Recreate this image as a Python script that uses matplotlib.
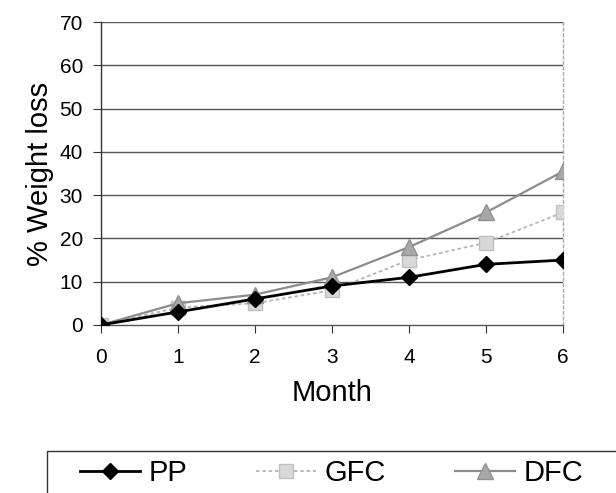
import matplotlib
matplotlib.use("Agg")
import matplotlib.pyplot as plt
from matplotlib.patches import Rectangle

plt.rcParams['font.family'] = ['Liberation Sans', 'DejaVu Sans']

months = [0, 1, 2, 3, 4, 5, 6]
pp = [0, 3, 6, 9, 11, 14, 15]
gfc = [0, 4, 5, 8, 15, 19, 26]
dfc = [0, 5, 7, 11, 18, 26, 35.5]
y_ticks = [0, 10, 20, 30, 40, 50, 60, 70]


def main():
    fig = plt.figure(figsize=(6.16, 4.93), dpi=100)
    ax = fig.add_axes([0.164, 0.341, 0.75, 0.614])

    for y in y_ticks[1:]:
        ax.axhline(y, color='#555555', lw=1, zorder=1)

    ax.plot(months, pp, color='black', lw=2, marker='D', ms=8.5,
            mfc='black', mec='black', label='PP', zorder=4)
    ax.plot(months, gfc, color='#b5b5b5', lw=1.3, ls=(0, (2, 1.5)), marker='s', ms=9.5,
            mfc='#d8d8d8', mec='#c0c0c0', label='GFC', zorder=3)
    ax.plot(months, dfc, color='#8c8c8c', lw=1.6, marker='^', ms=11.5,
            mfc='#a8a8a8', mec='#909090', label='DFC', zorder=3)

    ax.set_xlim(0, 6)
    ax.set_ylim(0, 70)
    ax.set_xticks(months)
    ax.set_yticks(y_ticks)
    ax.tick_params(axis='both', labelsize=15, direction='out', length=6,
                   color='#333333')
    ax.tick_params(axis='x', pad=11)
    ax.tick_params(axis='y', pad=7)

    ax.spines['top'].set_visible(False)
    ax.spines['right'].set_color('#aaaaaa')
    ax.spines['right'].set_linestyle((0, (2, 2)))
    ax.spines['left'].set_color('#333333')
    ax.spines['bottom'].set_color('#555555')
    for s in ax.spines.values():
        s.set_linewidth(1)

    ax.set_xlabel('Month', fontsize=21, labelpad=8)
    ax.set_ylabel('% Weight loss', fontsize=21, labelpad=4)

    # box around the legend, running off the right and bottom edges
    fig.patches.append(Rectangle((47 / 616, -0.05), 1.0, (493 - 451) / 493 + 0.05,
                                 transform=fig.transFigure, fill=False,
                                 edgecolor='#333333', lw=1))
    fig.legend(loc='center left', bbox_to_anchor=(0.088, 0.04), ncol=3,
               frameon=False, fontsize=21, handlelength=2.05, columnspacing=2.35,
               handletextpad=0.3)

    fig.savefig('out.png', dpi=100)


if __name__ == "__main__":
    main()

**Problem requirements**
Reproduce the full listing faithfully, but do not carry over any pictures.

**Result for this exercise**
Recreate this image as a Python script that uses matplotlib.
import matplotlib
matplotlib.use("Agg")
import matplotlib.pyplot as plt
from matplotlib.patches import Rectangle

plt.rcParams['font.family'] = ['Liberation Sans', 'DejaVu Sans']

months = [0, 1, 2, 3, 4, 5, 6]
pp = [0, 3, 6, 9, 11, 14, 15]
gfc = [0, 4, 5, 8, 15, 19, 26]
dfc = [0, 5, 7, 11, 18, 26, 35.5]
y_ticks = [0, 10, 20, 30, 40, 50, 60, 70]


def main():
    fig = plt.figure(figsize=(6.16, 4.93), dpi=100)
    ax = fig.add_axes([0.164, 0.341, 0.75, 0.614])

    for y in y_ticks[1:]:
        ax.axhline(y, color='#555555', lw=1, zorder=1)

    ax.plot(months, pp, color='black', lw=2, marker='D', ms=8.5,
            mfc='black', mec='black', label='PP', zorder=4)
    ax.plot(months, gfc, color='#b5b5b5', lw=1.3, ls=(0, (2, 1.5)), marker='s', ms=9.5,
            mfc='#d8d8d8', mec='#c0c0c0', label='GFC', zorder=3)
    ax.plot(months, dfc, color='#8c8c8c', lw=1.6, marker='^', ms=11.5,
            mfc='#a8a8a8', mec='#909090', label='DFC', zorder=3)

    ax.set_xlim(0, 6)
    ax.set_ylim(0, 70)
    ax.set_xticks(months)
    ax.set_yticks(y_ticks)
    ax.tick_params(axis='both', labelsize=15, direction='out', length=6,
                   color='#333333')
    ax.tick_params(axis='x', pad=11)
    ax.tick_params(axis='y', pad=7)

    ax.spines['top'].set_visible(False)
    ax.spines['right'].set_color('#aaaaaa')
    ax.spines['right'].set_linestyle((0, (2, 2)))
    ax.spines['left'].set_color('#333333')
    ax.spines['bottom'].set_color('#555555')
    for s in ax.spines.values():
        s.set_linewidth(1)

    ax.set_xlabel('Month', fontsize=21, labelpad=8)
    ax.set_ylabel('% Weight loss', fontsize=21, labelpad=4)

    # box around the legend, running off the right and bottom edges
    fig.patches.append(Rectangle((47 / 616, -0.05), 1.0, (493 - 451) / 493 + 0.05,
                                 transform=fig.transFigure, fill=False,
                                 edgecolor='#333333', lw=1))
    fig.legend(loc='center left', bbox_to_anchor=(0.088, 0.04), ncol=3,
               frameon=False, fontsize=21, handlelength=2.05, columnspacing=2.35,
               handletextpad=0.3)

    fig.savefig('out.png', dpi=100)


if __name__ == "__main__":
    main()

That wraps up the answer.